§ **Requirements**: Copy all records verbatim.

———

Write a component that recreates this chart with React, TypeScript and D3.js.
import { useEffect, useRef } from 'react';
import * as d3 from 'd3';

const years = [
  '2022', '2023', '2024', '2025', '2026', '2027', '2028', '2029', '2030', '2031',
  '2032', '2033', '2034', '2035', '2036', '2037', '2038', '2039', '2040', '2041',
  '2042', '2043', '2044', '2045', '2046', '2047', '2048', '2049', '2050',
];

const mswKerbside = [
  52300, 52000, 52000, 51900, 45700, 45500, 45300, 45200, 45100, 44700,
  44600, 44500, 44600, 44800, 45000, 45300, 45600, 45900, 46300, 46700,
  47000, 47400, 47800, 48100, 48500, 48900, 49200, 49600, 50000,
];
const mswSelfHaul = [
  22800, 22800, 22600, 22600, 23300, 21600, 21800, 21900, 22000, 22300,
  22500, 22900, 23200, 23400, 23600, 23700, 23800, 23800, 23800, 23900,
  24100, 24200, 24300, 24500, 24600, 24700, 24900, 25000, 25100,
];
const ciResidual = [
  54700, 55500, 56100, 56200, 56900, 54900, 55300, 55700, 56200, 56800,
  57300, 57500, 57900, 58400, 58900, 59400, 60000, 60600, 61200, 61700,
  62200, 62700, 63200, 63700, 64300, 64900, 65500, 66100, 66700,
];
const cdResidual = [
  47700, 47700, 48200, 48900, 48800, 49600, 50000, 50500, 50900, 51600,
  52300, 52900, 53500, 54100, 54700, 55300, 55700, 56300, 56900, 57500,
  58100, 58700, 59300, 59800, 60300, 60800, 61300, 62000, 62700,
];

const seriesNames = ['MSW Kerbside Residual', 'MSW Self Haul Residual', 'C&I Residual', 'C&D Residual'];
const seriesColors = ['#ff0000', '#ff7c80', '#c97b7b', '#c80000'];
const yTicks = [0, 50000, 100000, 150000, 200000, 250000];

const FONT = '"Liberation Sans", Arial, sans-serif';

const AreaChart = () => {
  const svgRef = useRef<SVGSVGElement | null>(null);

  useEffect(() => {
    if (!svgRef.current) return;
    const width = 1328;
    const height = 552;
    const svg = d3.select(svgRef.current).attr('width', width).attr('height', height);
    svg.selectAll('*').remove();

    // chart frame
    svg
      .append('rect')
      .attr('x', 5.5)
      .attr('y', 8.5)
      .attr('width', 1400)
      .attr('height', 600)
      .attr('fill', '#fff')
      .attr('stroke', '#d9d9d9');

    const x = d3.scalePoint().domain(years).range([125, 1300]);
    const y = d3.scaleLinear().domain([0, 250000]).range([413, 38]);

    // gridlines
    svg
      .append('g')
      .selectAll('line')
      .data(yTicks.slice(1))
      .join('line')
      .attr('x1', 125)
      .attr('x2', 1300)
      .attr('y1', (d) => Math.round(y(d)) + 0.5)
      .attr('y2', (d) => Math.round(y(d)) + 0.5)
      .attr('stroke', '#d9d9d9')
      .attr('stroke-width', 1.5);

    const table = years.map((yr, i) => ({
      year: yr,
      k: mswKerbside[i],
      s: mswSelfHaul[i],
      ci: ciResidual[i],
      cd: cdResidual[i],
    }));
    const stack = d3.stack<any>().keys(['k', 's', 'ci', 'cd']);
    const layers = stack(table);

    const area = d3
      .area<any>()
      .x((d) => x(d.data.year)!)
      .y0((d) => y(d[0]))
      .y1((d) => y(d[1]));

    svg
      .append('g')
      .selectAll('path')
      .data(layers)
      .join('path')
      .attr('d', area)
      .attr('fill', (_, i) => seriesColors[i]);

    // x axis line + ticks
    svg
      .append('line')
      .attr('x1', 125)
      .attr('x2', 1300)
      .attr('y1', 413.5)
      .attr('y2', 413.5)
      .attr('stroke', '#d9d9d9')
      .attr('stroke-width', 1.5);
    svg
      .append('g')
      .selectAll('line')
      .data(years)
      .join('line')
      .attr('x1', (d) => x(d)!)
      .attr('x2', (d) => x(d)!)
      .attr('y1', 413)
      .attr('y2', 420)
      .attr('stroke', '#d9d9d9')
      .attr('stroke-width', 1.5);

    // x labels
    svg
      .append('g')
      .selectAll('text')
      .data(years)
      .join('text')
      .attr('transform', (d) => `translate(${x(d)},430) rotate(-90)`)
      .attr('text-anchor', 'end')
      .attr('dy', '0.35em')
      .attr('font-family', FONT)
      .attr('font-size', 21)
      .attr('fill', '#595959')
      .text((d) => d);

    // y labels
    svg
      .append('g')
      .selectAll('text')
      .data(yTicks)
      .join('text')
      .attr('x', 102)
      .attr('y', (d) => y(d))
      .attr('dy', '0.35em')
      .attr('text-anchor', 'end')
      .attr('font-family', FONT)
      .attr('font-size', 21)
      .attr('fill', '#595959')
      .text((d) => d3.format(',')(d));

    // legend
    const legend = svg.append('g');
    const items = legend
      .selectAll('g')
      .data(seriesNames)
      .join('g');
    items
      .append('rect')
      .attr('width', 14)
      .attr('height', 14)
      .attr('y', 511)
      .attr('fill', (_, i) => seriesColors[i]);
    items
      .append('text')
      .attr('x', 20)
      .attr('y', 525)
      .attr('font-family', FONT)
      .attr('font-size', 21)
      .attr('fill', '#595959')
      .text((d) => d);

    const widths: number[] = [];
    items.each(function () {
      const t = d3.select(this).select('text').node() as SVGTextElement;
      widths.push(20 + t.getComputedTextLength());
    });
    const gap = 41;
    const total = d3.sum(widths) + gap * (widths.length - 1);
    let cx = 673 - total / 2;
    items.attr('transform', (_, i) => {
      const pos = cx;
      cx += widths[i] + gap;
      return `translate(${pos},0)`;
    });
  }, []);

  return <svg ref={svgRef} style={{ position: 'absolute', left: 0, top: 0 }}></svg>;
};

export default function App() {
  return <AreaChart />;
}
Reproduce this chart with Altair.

———

§ **Reply to the exercise**:
Write a component that recreates this chart with React, TypeScript and D3.js.
import { useEffect, useRef } from 'react';
import * as d3 from 'd3';

const years = [
  '2022', '2023', '2024', '2025', '2026', '2027', '2028', '2029', '2030', '2031',
  '2032', '2033', '2034', '2035', '2036', '2037', '2038', '2039', '2040', '2041',
  '2042', '2043', '2044', '2045', '2046', '2047', '2048', '2049', '2050',
];

const mswKerbside = [
  52300, 52000, 52000, 51900, 45700, 45500, 45300, 45200, 45100, 44700,
  44600, 44500, 44600, 44800, 45000, 45300, 45600, 45900, 46300, 46700,
  47000, 47400, 47800, 48100, 48500, 48900, 49200, 49600, 50000,
];
const mswSelfHaul = [
  22800, 22800, 22600, 22600, 23300, 21600, 21800, 21900, 22000, 22300,
  22500, 22900, 23200, 23400, 23600, 23700, 23800, 23800, 23800, 23900,
  24100, 24200, 24300, 24500, 24600, 24700, 24900, 25000, 25100,
];
const ciResidual = [
  54700, 55500, 56100, 56200, 56900, 54900, 55300, 55700, 56200, 56800,
  57300, 57500, 57900, 58400, 58900, 59400, 60000, 60600, 61200, 61700,
  62200, 62700, 63200, 63700, 64300, 64900, 65500, 66100, 66700,
];
const cdResidual = [
  47700, 47700, 48200, 48900, 48800, 49600, 50000, 50500, 50900, 51600,
  52300, 52900, 53500, 54100, 54700, 55300, 55700, 56300, 56900, 57500,
  58100, 58700, 59300, 59800, 60300, 60800, 61300, 62000, 62700,
];

const seriesNames = ['MSW Kerbside Residual', 'MSW Self Haul Residual', 'C&I Residual', 'C&D Residual'];
const seriesColors = ['#ff0000', '#ff7c80', '#c97b7b', '#c80000'];
const yTicks = [0, 50000, 100000, 150000, 200000, 250000];

const FONT = '"Liberation Sans", Arial, sans-serif';

const AreaChart = () => {
  const svgRef = useRef<SVGSVGElement | null>(null);

  useEffect(() => {
    if (!svgRef.current) return;
    const width = 1328;
    const height = 552;
    const svg = d3.select(svgRef.current).attr('width', width).attr('height', height);
    svg.selectAll('*').remove();

    // chart frame
    svg
      .append('rect')
      .attr('x', 5.5)
      .attr('y', 8.5)
      .attr('width', 1400)
      .attr('height', 600)
      .attr('fill', '#fff')
      .attr('stroke', '#d9d9d9');

    const x = d3.scalePoint().domain(years).range([125, 1300]);
    const y = d3.scaleLinear().domain([0, 250000]).range([413, 38]);

    // gridlines
    svg
      .append('g')
      .selectAll('line')
      .data(yTicks.slice(1))
      .join('line')
      .attr('x1', 125)
      .attr('x2', 1300)
      .attr('y1', (d) => Math.round(y(d)) + 0.5)
      .attr('y2', (d) => Math.round(y(d)) + 0.5)
      .attr('stroke', '#d9d9d9')
      .attr('stroke-width', 1.5);

    const table = years.map((yr, i) => ({
      year: yr,
      k: mswKerbside[i],
      s: mswSelfHaul[i],
      ci: ciResidual[i],
      cd: cdResidual[i],
    }));
    const stack = d3.stack<any>().keys(['k', 's', 'ci', 'cd']);
    const layers = stack(table);

    const area = d3
      .area<any>()
      .x((d) => x(d.data.year)!)
      .y0((d) => y(d[0]))
      .y1((d) => y(d[1]));

    svg
      .append('g')
      .selectAll('path')
      .data(layers)
      .join('path')
      .attr('d', area)
      .attr('fill', (_, i) => seriesColors[i]);

    // x axis line + ticks
    svg
      .append('line')
      .attr('x1', 125)
      .attr('x2', 1300)
      .attr('y1', 413.5)
      .attr('y2', 413.5)
      .attr('stroke', '#d9d9d9')
      .attr('stroke-width', 1.5);
    svg
      .append('g')
      .selectAll('line')
      .data(years)
      .join('line')
      .attr('x1', (d) => x(d)!)
      .attr('x2', (d) => x(d)!)
      .attr('y1', 413)
      .attr('y2', 420)
      .attr('stroke', '#d9d9d9')
      .attr('stroke-width', 1.5);

    // x labels
    svg
      .append('g')
      .selectAll('text')
      .data(years)
      .join('text')
      .attr('transform', (d) => `translate(${x(d)},430) rotate(-90)`)
      .attr('text-anchor', 'end')
      .attr('dy', '0.35em')
      .attr('font-family', FONT)
      .attr('font-size', 21)
      .attr('fill', '#595959')
      .text((d) => d);

    // y labels
    svg
      .append('g')
      .selectAll('text')
      .data(yTicks)
      .join('text')
      .attr('x', 102)
      .attr('y', (d) => y(d))
      .attr('dy', '0.35em')
      .attr('text-anchor', 'end')
      .attr('font-family', FONT)
      .attr('font-size', 21)
      .attr('fill', '#595959')
      .text((d) => d3.format(',')(d));

    // legend
    const legend = svg.append('g');
    const items = legend
      .selectAll('g')
      .data(seriesNames)
      .join('g');
    items
      .append('rect')
      .attr('width', 14)
      .attr('height', 14)
      .attr('y', 511)
      .attr('fill', (_, i) => seriesColors[i]);
    items
      .append('text')
      .attr('x', 20)
      .attr('y', 525)
      .attr('font-family', FONT)
      .attr('font-size', 21)
      .attr('fill', '#595959')
      .text((d) => d);

    const widths: number[] = [];
    items.each(function () {
      const t = d3.select(this).select('text').node() as SVGTextElement;
      widths.push(20 + t.getComputedTextLength());
    });
    const gap = 41;
    const total = d3.sum(widths) + gap * (widths.length - 1);
    let cx = 673 - total / 2;
    items.attr('transform', (_, i) => {
      const pos = cx;
      cx += widths[i] + gap;
      return `translate(${pos},0)`;
    });
  }, []);

  return <svg ref={svgRef} style={{ position: 'absolute', left: 0, top: 0 }}></svg>;
};

export default function App() {
  return <AreaChart />;
}
Reproduce this chart with Altair.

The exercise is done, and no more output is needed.